Isobel dragged her attention to the speaker. A tall woman with skin like cinnamon baked happily in the sun and elegant, narrow eyes that stared unflinchingly back at her. The deep, gold-ringed, mahogany hue of her stare unsettled Isobel, making her shrink back against Theodore.

The woman was an Alpha. Her grey hair was cut short, the strands flat and straight, and she was wearing plain, threadbare clothes, her grey shirt sporting mismatched buttons, though the cloth was perfectly pressed and probably better cared for than the numerous designer outfits Isobel had been stitched into during …

The settlement tour.

She shuddered, her teeth mashing together as pain laced through her body and mind.

“Get the nurse!” Theodore barked.

The Alpha with the grey hair stepped closer, peering at Isobel. She towered over the bed, her dark brown eyes shrewd. There was a small pin in her collar, a silver lyre. Her only adornment.

“Both of her eyes have changed,” the woman noted. “She’s been wearing a contact.” Her tone was devoid of shock or curiosity. She was simply making a calm observation. “I suppose the bond specialist wouldn’t have thought to check the authenticity of her normal-looking iris.”

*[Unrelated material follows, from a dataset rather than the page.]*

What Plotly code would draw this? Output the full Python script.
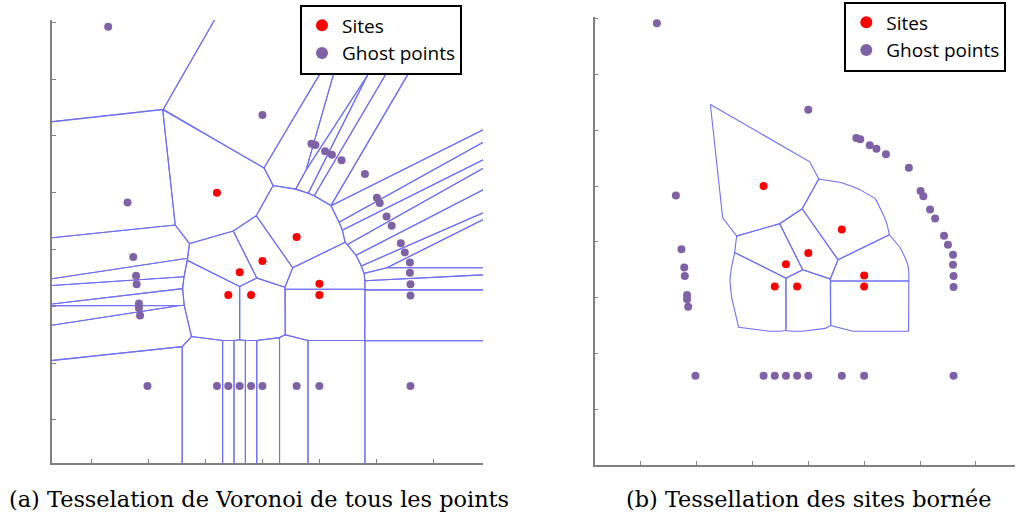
import numpy as np
import plotly.graph_objects as go

# ---- data (tick units) ----
site_x = [2.2, 3.6, 3.0, 2.6, 2.4, 2.8, 4.0, 4.0]
site_y = [4.0, 3.22, 2.8, 2.6, 2.2, 2.2, 2.4, 2.2]

ghost_x = [0.29, 0.63, 3.0, 3.86, 3.93, 4.10, 4.22, 4.39, 4.80, 5.01, 5.06, 5.18, 5.27,
           5.43, 5.50, 5.59, 5.59, 5.60, 5.60,
           0.73, 0.78, 0.79, 0.83, 0.83, 0.85,
           0.98, 2.2, 2.4, 2.6, 2.8, 3.0, 3.6, 4.0, 5.6]
ghost_y = [6.92, 3.83, 5.37, 4.86, 4.84, 4.73, 4.67, 4.57, 4.33, 3.91, 3.82, 3.58, 3.42,
           3.11, 2.95, 2.77, 2.59, 2.39, 2.19,
           2.87, 2.54, 2.39, 2.05, 1.97, 1.84,
           0.6, 0.6, 0.6, 0.6, 0.6, 0.6, 0.6, 0.6, 0.6]

x_ticks = [0, 1, 2, 3, 4, 5, 6]
y_ticks = [0, 1, 2, 3, 4, 5, 6, 7]

caption_a = "(a) Tesselation de Voronoi de tous les points"
caption_b = "(b) Tessellation des sites bornée"

SITE_COLOR = "#ff0000"
GHOST_COLOR = "#7f62a6"
EDGE_COLOR = "#6f6ff2"


# ---- Voronoi cells by half-plane clipping ----
def voronoi_cell(i, pts, box):
    x0, y0, x1, y1 = box
    poly = [np.array(v, float) for v in [(x0, y0), (x1, y0), (x1, y1), (x0, y1)]]
    p = pts[i]
    for j in range(len(pts)):
        if j == i:
            continue
        q = pts[j]
        n = q - p
        m = (p + q) / 2.0
        new = []
        L = len(poly)
        for k in range(L):
            a = poly[k]
            b = poly[(k + 1) % L]
            da = np.dot(a - m, n)
            db = np.dot(b - m, n)
            if da <= 0:
                new.append(a)
            if da * db < 0:
                t = da / (da - db)
                new.append(a + t * (b - a))
        poly = new
        if not poly:
            break
    return poly


pts = np.array(list(zip(site_x + ghost_x, site_y + ghost_y)), float)
n_sites = len(site_x)
box = (-30, -30, 40, 40)
cells = [voronoi_cell(i, pts, box) for i in range(len(pts))]


def cell_lines(indices):
    xs, ys = [], []
    for i in indices:
        poly = cells[i]
        if not poly:
            continue
        for v in poly + [poly[0]]:
            xs.append(float(v[0]))
            ys.append(float(v[1]))
        xs.append(None)
        ys.append(None)
    return xs, ys


fig = go.Figure()

# left panel: every cell
lx, ly = cell_lines(range(len(pts)))
fig.add_trace(go.Scatter(x=lx, y=ly, mode="lines", line=dict(color=EDGE_COLOR, width=1.1),
                         showlegend=False, hoverinfo="skip", xaxis="x", yaxis="y"))
fig.add_trace(go.Scatter(x=site_x, y=site_y, mode="markers", name="Sites",
                         marker=dict(color=SITE_COLOR, size=8), xaxis="x", yaxis="y",
                         legend="legend"))
fig.add_trace(go.Scatter(x=ghost_x, y=ghost_y, mode="markers", name="Ghost points",
                         marker=dict(color=GHOST_COLOR, size=8), xaxis="x", yaxis="y",
                         legend="legend"))

# right panel: bounded site cells only
rx, ry = cell_lines(range(n_sites))
fig.add_trace(go.Scatter(x=rx, y=ry, mode="lines", line=dict(color=EDGE_COLOR, width=1.1),
                         showlegend=False, hoverinfo="skip", xaxis="x2", yaxis="y2"))
fig.add_trace(go.Scatter(x=site_x, y=site_y, mode="markers", name="Sites",
                         marker=dict(color=SITE_COLOR, size=8), xaxis="x2", yaxis="y2",
                         legend="legend2"))
fig.add_trace(go.Scatter(x=ghost_x, y=ghost_y, mode="markers", name="Ghost points",
                         marker=dict(color=GHOST_COLOR, size=8), xaxis="x2", yaxis="y2",
                         legend="legend2"))

W, H = 1016, 514

axis_common = dict(showline=True, linecolor="#808080", linewidth=1.5, ticks="inside",
                   ticklen=4, tickcolor="#808080", tickwidth=1, showticklabels=False,
                   showgrid=False, zeroline=False, mirror=False, fixedrange=True)

legend_common = dict(bgcolor="white", bordercolor="black", borderwidth=2,
                     font=dict(family="Open Sans", size=19, color="black"),
                     xanchor="left", yanchor="top", itemsizing="constant")

fig.update_layout(
    width=W, height=H,
    margin=dict(l=0, r=0, t=0, b=0),
    paper_bgcolor="white", plot_bgcolor="white",
    xaxis=dict(domain=[52 / W, 483 / W], range=[-0.697, 6.874], tickvals=x_ticks,
               anchor="y", **axis_common),
    yaxis=dict(domain=[(H - 463) / H, (H - 20) / H], range=[-0.757, 7.04], tickvals=y_ticks,
               anchor="x", **axis_common),
    xaxis2=dict(domain=[594.7 / W, 1015 / W], range=[-0.823, 6.70], tickvals=x_ticks,
                anchor="y2", **axis_common),
    yaxis2=dict(domain=[(H - 465) / H, (H - 17) / H], range=[-0.998, 7.03], tickvals=y_ticks,
                anchor="x2", **axis_common),
    legend=dict(x=300 / W, y=(H - 4.5) / H, **legend_common),
    legend2=dict(x=844.3 / W, y=(H - 1.5) / H, **legend_common),
    annotations=[
        dict(text=caption_a, x=258.5 / W, y=(H - 499) / H, xref="paper", yref="paper",
             xanchor="center", yanchor="middle", showarrow=False,
             font=dict(family="DejaVu Serif", size=22.4, color="black")),
        dict(text=caption_b, x=809 / W, y=(H - 499) / H, xref="paper", yref="paper",
             xanchor="center", yanchor="middle", showarrow=False,
             font=dict(family="DejaVu Serif", size=22.4, color="black")),
    ],
)

fig.write_html("out.html", config={"displayModeBar": False},
               post_script="document.body.style.margin='0';document.body.style.padding='0';"
                           "document.body.style.overflow='hidden';")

“You’re seeing things,” Theodore growled, cuddling Isobel closer, his hand cupping her face, blocking off her view of the woman. And hiding her eyes.

She pulled his hand down with shaking fingers—the Alpha woman had already seen her eyes—and watched as the other woman thrust out her arm, offering Isobel her palm.

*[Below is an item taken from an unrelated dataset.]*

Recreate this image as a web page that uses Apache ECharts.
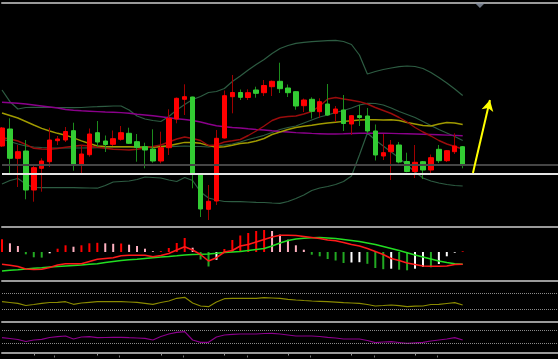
<!DOCTYPE html>
<html><head><meta charset="utf-8">
<script src="https://cdn.jsdelivr.net/npm/echarts@6/dist/echarts.min.js"></script>
<style>html,body{margin:0;padding:0;background:#000;}#c{width:558px;height:359px;}</style>
</head><body><div id="c"></div>
<script>
// ---- data (price in points) ----
const categories = Array.from({length: 71}, (_, i) => String(i));
const candleOpen  = [81,98,68.7,76,37,58.7,65.3,86.3,87,96.3,62,72.3,94.3,86,82.7,87.7,93.7,85.3,80.3,78,66,79.3,108,127.7,130,53,17.7,26,89,130.3,134.5,129.5,137,134.3,140.3,145.7,139,135.3,121.3,127.7,115.3,123,113.7,117,103,111.3,111,96,71,75.3,82,65.5,55.5,65.3,57,77.7,66.3,75.3,80.3];
const candleClose = [99,68.7,75.3,37,59.3,66,87,88,95.5,62,73,93,85,82.5,88.3,94.3,83.7,79.7,77,66,79.3,108.7,128.7,130.3,53,18,25.7,88.7,131.3,134.5,129.7,134.3,133.7,141.5,145.7,138.3,134.3,121,127,115.7,125.3,112,118,103.5,111.3,109.5,96,72,74.3,82,65,55.5,64.7,57,69.3,66.3,76.3,81,62];
const candleLow   = [80,54,40,27.7,25.3,35.3,60,82,85,56.3,53,70.3,80,75,81,86.3,83,65.3,58.7,64.3,63.7,72,103.7,112,38.7,10,7,22,88.5,113.7,127,127,129.3,131,131,134,130,117.3,115,108.5,109,111,105,96,92,101,93.7,66.5,67,47,63.7,54.7,49,48,54,64,65,73,58.7];
const candleHigh  = [100,108.7,82,87,61,68.7,99.3,91,100,104.3,82,98.5,106,91.5,96.5,101,99.3,93,84.3,97.7,95.3,117.7,129.5,142.7,130.3,53,42,97,136.5,152,137.5,137.7,140.3,147,146.5,164.3,142.5,135.5,128.5,129.7,128.7,143,121,132,112,122,119,102.5,93,87,85,74.3,82,66,72.5,82,77,93.7,81];

const maPurple = [124.7,124.2,123.7,123,122,121,120,119,117.5,116.7,116.2,115.8,115.4,115,114.7,114.4,113.7,112.8,112,111.2,110.2,109.2,108.2,107.5,106.5,105,103,101.3,100.3,99.5,99,98.2,97.5,97,96.2,95.5,95,94.4,94,93.6,93.3,93,93,93.2,93.5,93.7,93.7,93.8,93.7,93.6,93.4,93.2,93,92.8,92.5,92.2,91.9,91.6,91.3];
const maYellow = [114,111.5,109,105.5,102,98.7,96,93.7,91.8,89.2,86.2,83.5,81,80.5,80.3,80.3,80.2,80,79.7,79.7,80.5,81.2,83,84.6,84.5,83.7,81.5,79.7,80.2,81.8,83.5,84.3,86,88.5,92.5,95,97.5,99.5,100.7,101.8,103,104,104.8,105.6,106.2,107,107.2,107.2,107,107.2,106.5,104.5,103,101.5,101,103,104.5,104,102.5];
const maRed    = [89.3,88,86,82.5,78.7,78,77.7,78.5,79.7,80.7,81.8,81,79.8,78.7,77.8,77.4,77,77.8,79,80.5,82,85,88,90,88.5,86.5,81.5,82,85,86.2,87.5,91.5,96,101,106.5,109.5,110.5,111,113,115.5,121,128,129.5,128,126.8,125.3,123,119.5,116.5,113.5,109.5,105,99.5,95,91,86.5,83,80.5,78];
const bbUpper  = [137,125.3,118,119.5,119.7,119.7,119.7,119.5,119.3,119.3,119.5,120,120.3,120.7,121,121,117,111,108,106.5,105.5,110.5,117,122.5,127.5,130.5,134.5,135.5,138.5,145.5,151,157,162.5,167.5,173.5,178.5,181.5,183.7,184.7,185.3,185.8,186.3,186.7,185.5,182.5,172,153,155.5,157.5,159,160.3,161,160.5,158.5,154.5,149.5,144,138,131.5];
const bbMiddle = [88,85.5,83,81,80,79.5,79.2,79,79,79,79,79.2,79.4,79.7,80,80,80,80,80,80,80,80.3,80.7,81,80.7,80.5,80,81,82,83,85,87.5,89.5,91.7,94.5,97.5,99.5,101,104,107,110,112,114.5,116.5,119,122,123.7,123.5,122,119,115.5,112.5,109.5,105.5,101.5,97.5,94,90.5,86.5];
const bbLower  = [43,46.5,48.5,43,39.5,39.3,39.3,39.3,39.3,39.3,39.2,39,38.8,41.5,45,45.5,46,47.5,50,49.5,49,47,45.5,49.5,46.5,35,29,27,25.5,25.3,25.3,25,24.7,24.5,24,23.7,25.5,28.5,32,36.5,39,40.5,42.5,45.5,51,72,94,87,81,75,69,62,55,49,46,44,42.5,41.5,41];
const priceLevels = [62, 53];

const macdHist   = [12.7,8.7,6,-2.3,-5.3,-5.6,-1.3,3.3,6.7,5.3,6.7,8.7,9.2,8.7,8.2,8.5,7.3,6,3.3,0.8,0.9,4,9,14,4.3,-7.5,-14.5,-7.8,3,12,16.5,19,21,22,21,17.3,12.3,6.7,2.3,-2.7,-4.3,-7,-8.5,-11,-10.5,-10.2,-11.8,-16,-17.2,-16.7,-17.7,-18.3,-16.7,-15,-15.3,-12,-4.3,-0.7,0.7];
const macdLine   = [-12.3,-13.3,-14.5,-17,-17.5,-17.3,-15.5,-13,-11.7,-11.7,-11.7,-9.5,-7.3,-6.5,-5.7,-3.8,-3.3,-3.3,-3.3,-4.7,-3.5,-1.5,2,5.3,2,-2.5,-9,-5.7,0,1.5,6,7.5,10,12.5,15,16.7,16.8,16.5,15.5,14.5,13.5,12,11.2,9.5,7.5,6,3.5,0.5,-2.5,-6.5,-8.5,-11,-12.5,-14,-14.3,-14.2,-14,-12.5,-12.3];
const macdSignal = [-19,-18.3,-17.7,-17,-16.3,-15.7,-15,-14.5,-14,-13.5,-13,-12.3,-11.7,-10.5,-9.5,-8.5,-7.8,-7.3,-6.5,-5.7,-5,-4.5,-3.8,-3,-2.5,-2.3,-2,-1.3,-0.5,0,0.5,1.5,2.5,3.5,6,9,11.5,13,13.7,14.3,14.5,14,13.5,12.5,11.5,10.5,9,7.5,5.5,3.5,1.5,-0.7,-3,-5,-7,-9,-10.5,-11.7,-12.3];

const osc1 = [49.5,47.5,45.5,40,42.5,45.5,47.5,48,49.5,43,46.3,48,49.5,49.5,49.5,49.5,48.8,48,45.5,43,47.5,51.3,58,60.5,46.3,38.8,37,48.8,57,58,58,58,58,59.5,58.8,58,55.5,53.8,52.5,51.3,50.5,49.5,48.3,47,46.3,45.5,42.5,38.8,40,41.3,39.5,37,38.3,38.8,42.5,43,45,47,41.3];
const osc2 = [47.4,44.8,41.6,35.2,40,42.2,48,50.6,52.8,43.2,49.6,50.6,47.4,48,48.6,48.6,47.4,46.4,45.4,40,51.2,59.2,64.6,66.6,40,32.6,32.6,49.6,56,58.2,59.2,59.2,59.2,60.8,61.4,59.2,56,52.8,52.8,52.8,51.2,48.6,46.4,43.2,43.2,43.2,38.4,31.4,33.6,34.6,32,29.4,31,32.6,36.8,40,43.2,47.4,40];
const oscLevels = [70, 30];

const arrowStart = [59.29, 54];
const arrowEnd   = [61.43, 127];
const shiftMarker = [60.17, 221.5];
const majorTicks = [4, 12, 20, 28, 36, 44, 52];
const minorTicks = [6.6, 14.7, 22.8, 30.9, 38.8, 46.9, 54.8];

// ---- build ----
const ohlc = candleOpen.map((o, i) => [o, candleClose[i], candleLow[i], candleHigh[i]]);
const bodies = candleOpen.map((o, i) => [o, candleClose[i], Math.min(o, candleClose[i]), Math.max(o, candleClose[i])]);

function histColor(i) {
  const v = macdHist[i], p = i > 0 ? macdHist[i - 1] : v;
  if (v >= 0) return v >= p ? '#ff0000' : '#ffb0c0';
  return v <= p ? '#22aa22' : '#ffffff';
}

const GRAY = '#9a9a9a';
const noDeco = { axisTick: {show: false}, axisLabel: {show: false}, splitLine: {show: false} };
function catX(gridIndex) {
  return Object.assign({ type: 'category', gridIndex, data: categories, boundaryGap: false,
    axisLine: {show: true, onZero: false, lineStyle: {color: GRAY, width: 2}} }, noDeco);
}
function valY(gridIndex, min, max) {
  return Object.assign({ type: 'value', gridIndex, min, max, show: false,
    axisLine: {show: false, onZero: false} }, noDeco);
}
function lineS(data, color, xi, yi, w, z) {
  return { type: 'line', data, xAxisIndex: xi, yAxisIndex: yi, symbol: 'none', silent: true,
    lineStyle: {color, width: w || 1.2}, itemStyle: {color}, z: z || 2 };
}
function levelMark(values) {
  return { silent: true, symbol: ['none', 'none'], label: {show: false},
    lineStyle: {color: '#8a8a8a', width: 1, type: 'dotted'},
    data: values.map(v => ({yAxis: v})) };
}

const option = {
  backgroundColor: '#000000',
  animation: false,
  grid: [
    {left: 2, right: 0, top: 3, height: 224},
    {left: 2, right: 0, top: 227, height: 54},
    {left: 2, right: 0, top: 281, height: 40.5},
    {left: 2, right: 0, top: 321.5, height: 31}
  ],
  xAxis: [
    catX(0),
    Object.assign({type: 'value', gridIndex: 0, position: 'top', min: 0, max: 70,
      axisLine: {show: true, onZero: false, lineStyle: {color: GRAY, width: 2}}}, noDeco),
    catX(1),
    catX(2),
    catX(3),
    {type: 'value', gridIndex: 3, position: 'bottom', min: 0, max: 70,
      axisLine: {show: false, onZero: false}, axisLabel: {show: false}, splitLine: {show: false},
      axisTick: {show: true, customValues: majorTicks, length: 3, lineStyle: {color: GRAY, width: 1}}},
    {type: 'value', gridIndex: 3, position: 'bottom', offset: 3, min: 0, max: 70,
      axisLine: {show: false, onZero: false}, axisLabel: {show: false}, splitLine: {show: false},
      axisTick: {show: true, customValues: minorTicks, length: 2, lineStyle: {color: '#777', width: 1}}}
  ],
  yAxis: [
    valY(0, 0, 224),
    valY(1, -29, 25),
    valY(2, 0, 101.25),
    valY(3, 0, 99.2)
  ],
  series: [
    lineS(bbUpper, '#2d5c42', 0, 0, 1.2),
    lineS(bbMiddle, '#2d5c42', 0, 0, 1.2),
    lineS(bbLower, '#2d5c42', 0, 0, 1.2),
    lineS(maPurple, '#8b008b', 0, 0, 1.4),
    lineS(maYellow, '#a09a00', 0, 0, 1.4),
    lineS(maRed, '#9a0c0c', 0, 0, 1.4),
    { type: 'candlestick', xAxisIndex: 0, yAxisIndex: 0, data: ohlc, barWidth: 1, silent: true, z: 3,
      itemStyle: {color: '#a00000', color0: '#1c8c1c', borderColor: '#a00000', borderColor0: '#1c8c1c', borderWidth: 1} },
    { type: 'candlestick', xAxisIndex: 0, yAxisIndex: 0, data: bodies, barWidth: 5, silent: true, z: 4,
      itemStyle: {color: '#ff0000', color0: '#33cc33', borderColor: '#ff0000', borderColor0: '#33cc33', borderWidth: 1},
      markLine: { silent: true, symbol: ['none', 'none'], label: {show: false},
        data: [
          {yAxis: priceLevels[0], lineStyle: {color: '#454545', width: 2, type: 'solid'}},
          {yAxis: priceLevels[1], lineStyle: {color: '#e4e4e4', width: 2, type: 'solid'}}
        ] } },
    { type: 'line', xAxisIndex: 1, yAxisIndex: 0, data: [arrowStart, arrowEnd], symbol: 'none', silent: true, z: 6,
      lineStyle: {opacity: 0},
      markLine: { silent: true, symbol: ['none', 'arrow'], symbolSize: [9, 11], label: {show: false},
        lineStyle: {color: '#ffff00', width: 2, type: 'solid'},
        data: [[{coord: arrowStart}, {coord: arrowEnd}]] } },
    { type: 'scatter', xAxisIndex: 1, yAxisIndex: 0, data: [shiftMarker], symbol: 'triangle', symbolRotate: 180,
      symbolSize: [10, 5], silent: true, itemStyle: {color: '#8c96a6'}, z: 7 },
    { type: 'bar', xAxisIndex: 2, yAxisIndex: 1, data: macdHist, barWidth: 2, silent: true,
      itemStyle: {color: p => histColor(p.dataIndex)} },
    lineS(macdSignal, '#22dd22', 2, 1, 1.6, 3),
    lineS(macdLine, '#ff1a1a', 2, 1, 1.6, 4),
    Object.assign(lineS(osc1, '#8a8a00', 3, 2, 1.2), {markLine: levelMark(oscLevels)}),
    Object.assign(lineS(osc2, '#8b008b', 4, 3, 1.2), {markLine: levelMark(oscLevels)})
  ]
};

const chart = echarts.init(document.getElementById('c'), null, {renderer: 'canvas'});
chart.setOption(option);
</script></body></html>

“Maya Rosales,” she introduced herself. “You can call me Maya, or Guardian Rosales if you like. I keep the chapel.”

Isobel’s brow furrowed as she stared at the hand, some of her remembered pain slipping away as she was distracted by the very hot, vibrating body curled behind her. Theodore felt like he was seconds away from lunging forward and ripping the older Alpha’s entire arm off.

“K-Keep the chapel?” Isobel’s voice cracked, the words barely dragged into existence as she slipped her hand weakly into Maya’s.

“The academy tries to keep a Guardian on grounds for the students who still follow the Gifted religion.” Maya immediately turned Isobel’s hand, revealing the deep wounds spidering up her arm. They looked like scattered lightning bolts, raw and puckered, a deep angry red. Stitches knitted her skin back together.

Theodore finally snapped, gripping the other woman’s wrist between his thumb and forefinger. He flung it away from Isobel before tucking her arm gently back in against her chest.

“These are my children,” Maya continued, without so much as a flinch at Theodore’s overreaction. “They came to work as my Soul Keepers.” The Guardian stepped out of the way, revealing a girl around Isobel’s age and a boy who couldn’t have been older than nine. “Sophia and Luis. They don’t usually accompany me on my hospital rounds, but Luis is quite the Ironside fan. I hope you don’t mind.”